At the event, Dr. Norma E. Cantú, professor of English at the University of Texas, San Antonio, spoke about how education transformed her life. “As the oldest daughter of a working class family of 11 children, college was but a dream, much like the castle in the sky that illuminates John Cole’s painting here in the National Gallery,” she said.

As a young woman, Cantú became a teacher and helped support her family after her father was disabled by arthritis and unable to work. She was soon disillusioned by the educational system, which, as she put it, “seemed to be designed to fail” the majority of children and adults. So she pursued a Ph.D. in English and became a writer.

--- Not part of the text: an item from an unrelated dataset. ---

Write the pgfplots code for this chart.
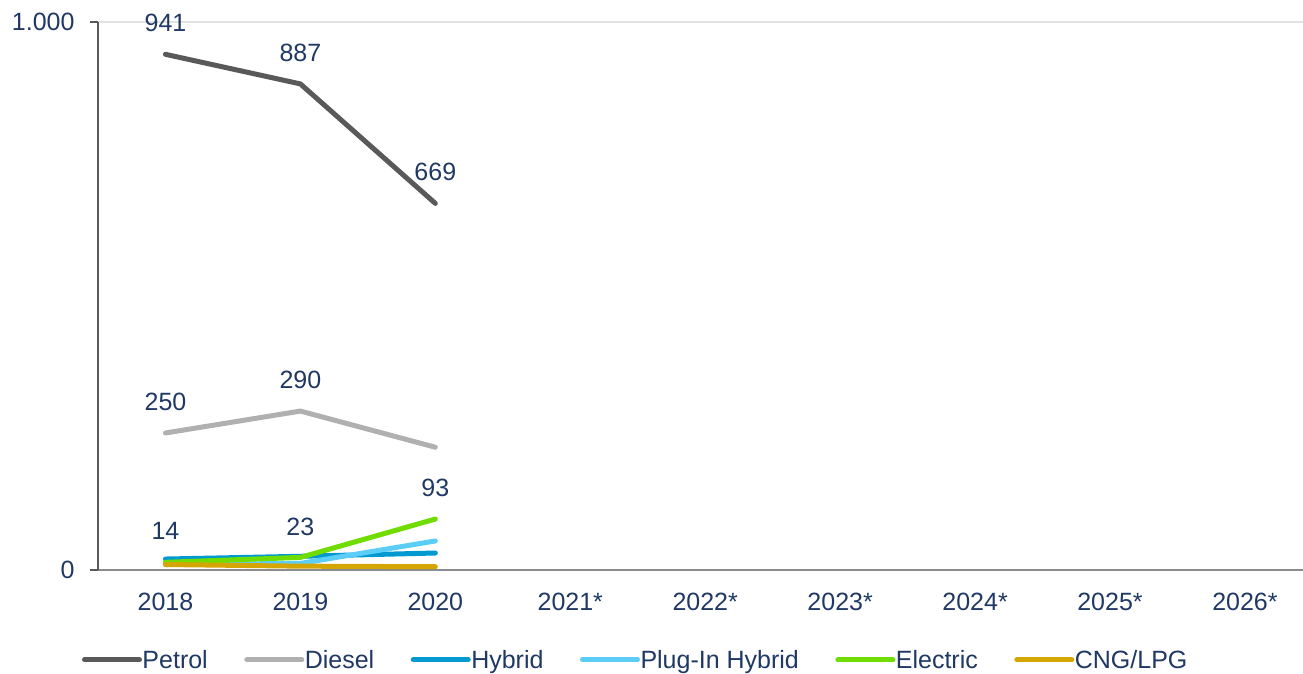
\documentclass[border=0pt]{standalone}
\usepackage{fontspec}
\setmainfont{Liberation Sans}
\usepackage{pgfplots}
\pgfplotsset{compat=1.18}

\definecolor{txt}{HTML}{1F3864}
\definecolor{cPetrol}{HTML}{595959}
\definecolor{cDiesel}{HTML}{B0B0B0}
\definecolor{cHybrid}{HTML}{009AD0}
\definecolor{cPlugin}{HTML}{5CCDF7}
\definecolor{cElectric}{HTML}{70DC00}
\definecolor{cCNG}{HTML}{D6A600}
\definecolor{cGrid}{HTML}{E3E3E3}

\newcommand{\chartfont}{\fontsize{25}{29}\selectfont}

\begin{document}
\begin{tikzpicture}[x=1pt,y=1pt,font=\chartfont]
\useasboundingbox (0,0) rectangle (1303,674);
\begin{axis}[
  at={(98pt,104pt)}, anchor=south west,
  scale only axis, width=1205pt, height=548pt,
  xmin=-0.5, xmax=8.43, ymin=0, ymax=1000,
  clip=false,
  axis x line=bottom, axis y line=left,
  x axis line style={-, draw=gray!90, line width=1.5pt},
  y axis line style={-, draw=cPetrol, line width=1.5pt},
  xtick={0,...,8},
  xticklabels={2018,2019,2020,2021*,2022*,2023*,2024*,2025*,2026*},
  xtick style={draw=none},
  ytick={0,1000}, yticklabels={0,1.000},
  ytick style={draw=cPetrol, line width=1.5pt},
  tick align=outside, major tick length=8pt,
  ymajorgrids, grid style={cGrid, line width=1.2pt},
  tick label style={font=\chartfont, text=txt},
  xticklabel style={yshift=-12pt},
  yticklabel style={xshift=-12pt},
  every node near coord/.style={anchor=center, yshift=31pt, font=\chartfont, text=txt},
  every axis plot/.append style={line width=5pt, line cap=round, line join=round, mark=none},
  legend style={at={(0.4456,-0.164)}, anchor=center, draw=none, fill=none,
    font=\chartfont, text=txt, inner sep=0pt,
    nodes={inner sep=0.5pt},
    /tikz/every even column/.append style={column sep=36pt}},
  legend columns=6,
  legend image code/.code={\draw[#1, line width=5pt, line cap=round] (0pt,0pt) -- (55pt,0pt);},
]
\addplot[cPetrol, nodes near coords, point meta=explicit symbolic]
  coordinates {(0,941)[941] (1,887)[887] (2,669)[669]};
\addlegendentry{Petrol}
\addplot[cDiesel, nodes near coords, point meta=explicit symbolic]
  coordinates {(0,250)[250] (1,290)[290] (2,224)[]};
\addlegendentry{Diesel}
\addplot[cHybrid]
  coordinates {(0,20) (1,25) (2,31)};
\addlegendentry{Hybrid}
\addplot[cPlugin]
  coordinates {(0,10) (1,12) (2,53)};
\addlegendentry{Plug-In Hybrid}
\addplot[cElectric, nodes near coords, point meta=explicit symbolic]
  coordinates {(0,14)[14] (1,23)[23] (2,93)[93]};
\addlegendentry{Electric}
\addplot[cCNG]
  coordinates {(0,10) (1,7) (2,6)};
\addlegendentry{CNG/LPG}
\end{axis}
\end{tikzpicture}
\end{document}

She accomplished all of this, she said—as many others like her have as well—in the face of the “erasure” of Latino history and influence on the trajectory of the U.S. Many, including Cantú, have spoken out about the Anglo-centric retelling of events. As Cantú said, her youth was a time of protest for equality and that fight has borne fruit. 

Cantú noted that, this year, Juan Felipe Herrera, a son of migrant farmers, was named the nation’s 21st poet laureate, the first Latino to be honored in this way. An all-Latino ensemble is performing in the premiere of a Latino-written and -directed play, “Destiny of Desire,” at Arena Stage in D.C.

“Although Juan Felipe’s appointment and the Arena Stage play move us forward, they are not enough,” Cantú said.“The erasure is deep. But we can change that.”